# start of Source records

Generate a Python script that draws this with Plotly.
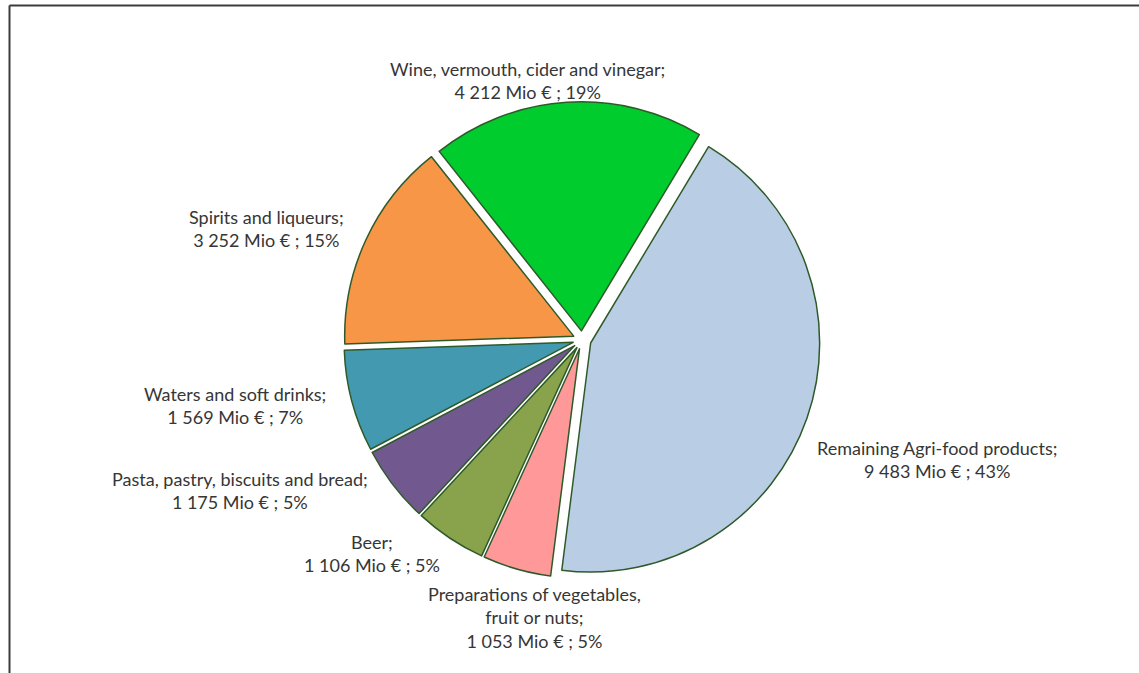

# end of Source records
# start of Source records

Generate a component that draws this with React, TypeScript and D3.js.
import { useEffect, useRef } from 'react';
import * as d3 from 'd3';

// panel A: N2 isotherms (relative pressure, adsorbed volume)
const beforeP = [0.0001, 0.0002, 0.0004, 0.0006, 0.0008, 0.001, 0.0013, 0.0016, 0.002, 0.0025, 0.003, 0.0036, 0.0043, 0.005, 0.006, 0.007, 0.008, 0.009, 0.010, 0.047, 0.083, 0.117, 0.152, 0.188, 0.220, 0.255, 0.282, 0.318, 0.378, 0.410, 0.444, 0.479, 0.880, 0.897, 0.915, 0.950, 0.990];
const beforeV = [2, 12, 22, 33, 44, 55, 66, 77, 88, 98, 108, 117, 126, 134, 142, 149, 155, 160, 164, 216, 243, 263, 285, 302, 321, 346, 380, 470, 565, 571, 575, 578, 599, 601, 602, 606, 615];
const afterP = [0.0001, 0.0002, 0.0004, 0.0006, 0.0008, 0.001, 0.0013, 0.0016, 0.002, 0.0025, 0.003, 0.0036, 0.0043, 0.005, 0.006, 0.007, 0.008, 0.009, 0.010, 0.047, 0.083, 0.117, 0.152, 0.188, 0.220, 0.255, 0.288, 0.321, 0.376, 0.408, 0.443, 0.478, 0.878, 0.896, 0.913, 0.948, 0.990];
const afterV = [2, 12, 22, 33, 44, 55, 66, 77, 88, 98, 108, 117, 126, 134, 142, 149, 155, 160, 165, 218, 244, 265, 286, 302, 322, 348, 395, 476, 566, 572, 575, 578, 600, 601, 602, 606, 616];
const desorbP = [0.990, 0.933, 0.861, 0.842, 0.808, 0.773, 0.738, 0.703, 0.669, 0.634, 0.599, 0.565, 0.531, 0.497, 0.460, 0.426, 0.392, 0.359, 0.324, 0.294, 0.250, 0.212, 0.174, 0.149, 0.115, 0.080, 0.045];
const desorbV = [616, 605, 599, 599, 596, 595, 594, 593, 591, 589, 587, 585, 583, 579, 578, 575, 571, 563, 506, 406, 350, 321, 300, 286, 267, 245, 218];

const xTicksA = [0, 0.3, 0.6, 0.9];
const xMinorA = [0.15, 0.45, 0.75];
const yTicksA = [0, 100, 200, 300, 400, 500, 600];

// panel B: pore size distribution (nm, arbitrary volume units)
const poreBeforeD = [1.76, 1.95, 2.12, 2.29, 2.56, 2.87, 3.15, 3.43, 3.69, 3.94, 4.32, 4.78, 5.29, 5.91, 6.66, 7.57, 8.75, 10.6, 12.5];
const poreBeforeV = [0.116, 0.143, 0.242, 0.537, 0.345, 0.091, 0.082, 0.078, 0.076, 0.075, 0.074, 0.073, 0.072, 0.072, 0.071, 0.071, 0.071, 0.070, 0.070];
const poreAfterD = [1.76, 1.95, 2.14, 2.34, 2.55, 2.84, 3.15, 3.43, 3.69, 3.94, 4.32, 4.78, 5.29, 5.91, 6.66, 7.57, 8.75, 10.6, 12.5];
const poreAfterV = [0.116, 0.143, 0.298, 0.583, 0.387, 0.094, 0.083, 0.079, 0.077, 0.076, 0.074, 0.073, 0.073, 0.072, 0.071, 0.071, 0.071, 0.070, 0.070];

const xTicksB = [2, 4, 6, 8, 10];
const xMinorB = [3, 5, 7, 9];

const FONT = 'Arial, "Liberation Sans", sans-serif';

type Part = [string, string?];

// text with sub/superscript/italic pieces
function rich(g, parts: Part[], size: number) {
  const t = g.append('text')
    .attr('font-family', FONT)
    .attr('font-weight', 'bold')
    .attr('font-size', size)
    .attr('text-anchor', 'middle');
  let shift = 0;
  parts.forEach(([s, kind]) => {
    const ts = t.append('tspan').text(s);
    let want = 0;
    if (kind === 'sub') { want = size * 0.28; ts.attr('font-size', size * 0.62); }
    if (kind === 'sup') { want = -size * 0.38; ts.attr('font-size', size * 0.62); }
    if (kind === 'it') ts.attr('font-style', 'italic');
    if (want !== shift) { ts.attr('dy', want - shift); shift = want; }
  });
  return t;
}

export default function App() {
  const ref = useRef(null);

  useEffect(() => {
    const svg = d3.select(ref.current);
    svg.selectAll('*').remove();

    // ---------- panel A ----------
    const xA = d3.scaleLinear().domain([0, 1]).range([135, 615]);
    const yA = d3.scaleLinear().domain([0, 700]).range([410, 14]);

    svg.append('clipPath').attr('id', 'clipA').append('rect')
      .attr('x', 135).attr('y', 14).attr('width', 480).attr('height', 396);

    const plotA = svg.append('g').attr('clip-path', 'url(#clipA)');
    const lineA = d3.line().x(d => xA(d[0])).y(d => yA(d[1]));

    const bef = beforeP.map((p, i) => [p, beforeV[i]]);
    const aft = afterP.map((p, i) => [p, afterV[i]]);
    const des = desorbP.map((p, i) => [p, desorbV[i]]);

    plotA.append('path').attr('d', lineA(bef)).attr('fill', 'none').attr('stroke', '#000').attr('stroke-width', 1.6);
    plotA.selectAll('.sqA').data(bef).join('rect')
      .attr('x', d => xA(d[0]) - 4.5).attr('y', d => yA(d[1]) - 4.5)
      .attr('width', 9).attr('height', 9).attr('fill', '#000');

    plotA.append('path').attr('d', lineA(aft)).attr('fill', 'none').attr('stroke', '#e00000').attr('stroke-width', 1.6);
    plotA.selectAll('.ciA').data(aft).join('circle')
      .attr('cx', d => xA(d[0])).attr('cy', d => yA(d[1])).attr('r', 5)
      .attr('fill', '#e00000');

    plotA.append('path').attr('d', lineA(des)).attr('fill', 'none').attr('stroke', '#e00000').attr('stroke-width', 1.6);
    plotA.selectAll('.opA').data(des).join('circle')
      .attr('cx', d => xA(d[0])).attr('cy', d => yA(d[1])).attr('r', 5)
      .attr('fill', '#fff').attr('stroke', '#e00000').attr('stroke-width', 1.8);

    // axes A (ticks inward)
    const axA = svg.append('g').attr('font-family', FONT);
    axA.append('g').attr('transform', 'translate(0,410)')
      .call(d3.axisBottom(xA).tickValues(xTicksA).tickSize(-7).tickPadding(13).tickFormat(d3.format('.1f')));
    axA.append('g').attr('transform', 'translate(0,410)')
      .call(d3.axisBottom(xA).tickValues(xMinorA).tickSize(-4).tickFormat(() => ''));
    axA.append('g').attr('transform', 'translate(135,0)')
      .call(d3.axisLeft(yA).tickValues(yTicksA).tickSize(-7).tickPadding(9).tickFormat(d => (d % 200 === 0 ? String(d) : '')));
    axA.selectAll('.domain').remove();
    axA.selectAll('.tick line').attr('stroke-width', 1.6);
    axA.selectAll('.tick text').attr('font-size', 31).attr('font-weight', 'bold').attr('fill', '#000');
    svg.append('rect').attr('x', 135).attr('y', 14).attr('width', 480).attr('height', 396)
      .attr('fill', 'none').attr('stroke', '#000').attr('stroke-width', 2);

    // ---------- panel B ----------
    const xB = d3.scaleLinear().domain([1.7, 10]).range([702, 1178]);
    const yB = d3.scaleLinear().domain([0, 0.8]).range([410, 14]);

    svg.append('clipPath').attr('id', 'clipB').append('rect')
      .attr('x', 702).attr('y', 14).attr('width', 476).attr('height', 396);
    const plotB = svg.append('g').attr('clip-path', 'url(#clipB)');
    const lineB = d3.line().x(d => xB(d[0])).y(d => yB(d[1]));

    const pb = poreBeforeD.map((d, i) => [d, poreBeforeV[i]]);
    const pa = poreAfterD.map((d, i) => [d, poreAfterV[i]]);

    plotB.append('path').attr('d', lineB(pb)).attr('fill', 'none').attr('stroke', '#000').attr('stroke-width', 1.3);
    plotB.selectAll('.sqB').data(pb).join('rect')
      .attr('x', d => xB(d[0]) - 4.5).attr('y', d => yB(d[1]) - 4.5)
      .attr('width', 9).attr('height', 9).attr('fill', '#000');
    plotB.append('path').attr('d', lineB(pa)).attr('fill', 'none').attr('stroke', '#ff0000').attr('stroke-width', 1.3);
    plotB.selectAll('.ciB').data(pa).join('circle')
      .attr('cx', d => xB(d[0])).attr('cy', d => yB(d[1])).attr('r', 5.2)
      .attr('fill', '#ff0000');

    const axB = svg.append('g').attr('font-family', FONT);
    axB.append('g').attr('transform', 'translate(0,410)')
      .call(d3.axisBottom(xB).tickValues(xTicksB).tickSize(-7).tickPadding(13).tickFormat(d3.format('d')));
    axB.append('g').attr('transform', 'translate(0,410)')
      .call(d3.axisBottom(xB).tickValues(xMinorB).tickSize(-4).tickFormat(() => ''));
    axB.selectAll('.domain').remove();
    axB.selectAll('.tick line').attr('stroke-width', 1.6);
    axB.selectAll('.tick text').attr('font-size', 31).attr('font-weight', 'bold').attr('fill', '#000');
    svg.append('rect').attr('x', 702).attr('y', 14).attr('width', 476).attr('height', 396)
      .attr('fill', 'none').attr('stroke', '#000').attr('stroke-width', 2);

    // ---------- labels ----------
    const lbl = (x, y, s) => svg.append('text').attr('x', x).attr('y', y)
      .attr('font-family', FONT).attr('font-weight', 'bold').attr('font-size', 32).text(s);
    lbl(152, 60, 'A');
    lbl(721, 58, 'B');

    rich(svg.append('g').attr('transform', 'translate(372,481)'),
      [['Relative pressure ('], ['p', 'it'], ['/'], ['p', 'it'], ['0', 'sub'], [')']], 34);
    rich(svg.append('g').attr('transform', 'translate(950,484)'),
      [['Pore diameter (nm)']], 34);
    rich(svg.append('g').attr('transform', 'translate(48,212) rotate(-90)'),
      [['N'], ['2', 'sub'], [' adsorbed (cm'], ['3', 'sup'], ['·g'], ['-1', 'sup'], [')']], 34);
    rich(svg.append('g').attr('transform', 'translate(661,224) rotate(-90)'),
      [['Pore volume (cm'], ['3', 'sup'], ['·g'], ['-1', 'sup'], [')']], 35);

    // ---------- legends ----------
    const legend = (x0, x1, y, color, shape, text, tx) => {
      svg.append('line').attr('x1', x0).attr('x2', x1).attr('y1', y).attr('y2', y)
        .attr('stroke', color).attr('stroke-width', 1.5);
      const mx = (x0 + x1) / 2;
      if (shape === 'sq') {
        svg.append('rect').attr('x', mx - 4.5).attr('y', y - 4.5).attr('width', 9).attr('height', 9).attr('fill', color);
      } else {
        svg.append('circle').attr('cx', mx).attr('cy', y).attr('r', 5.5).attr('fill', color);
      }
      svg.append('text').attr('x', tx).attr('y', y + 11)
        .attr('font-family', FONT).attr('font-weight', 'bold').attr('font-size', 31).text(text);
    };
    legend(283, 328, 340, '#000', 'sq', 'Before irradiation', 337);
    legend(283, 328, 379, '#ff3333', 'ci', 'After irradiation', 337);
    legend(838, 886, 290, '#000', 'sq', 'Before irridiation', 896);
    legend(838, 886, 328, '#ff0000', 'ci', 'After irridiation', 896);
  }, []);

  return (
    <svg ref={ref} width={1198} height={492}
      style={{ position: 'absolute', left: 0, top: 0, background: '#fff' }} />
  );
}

# end of Source records

# [Given request]
Identify every line where the string "that" appears.

# [Written answer]
Generate a Python script that draws this with Plotly.
Generate a component that draws this with React, TypeScript and D3.js.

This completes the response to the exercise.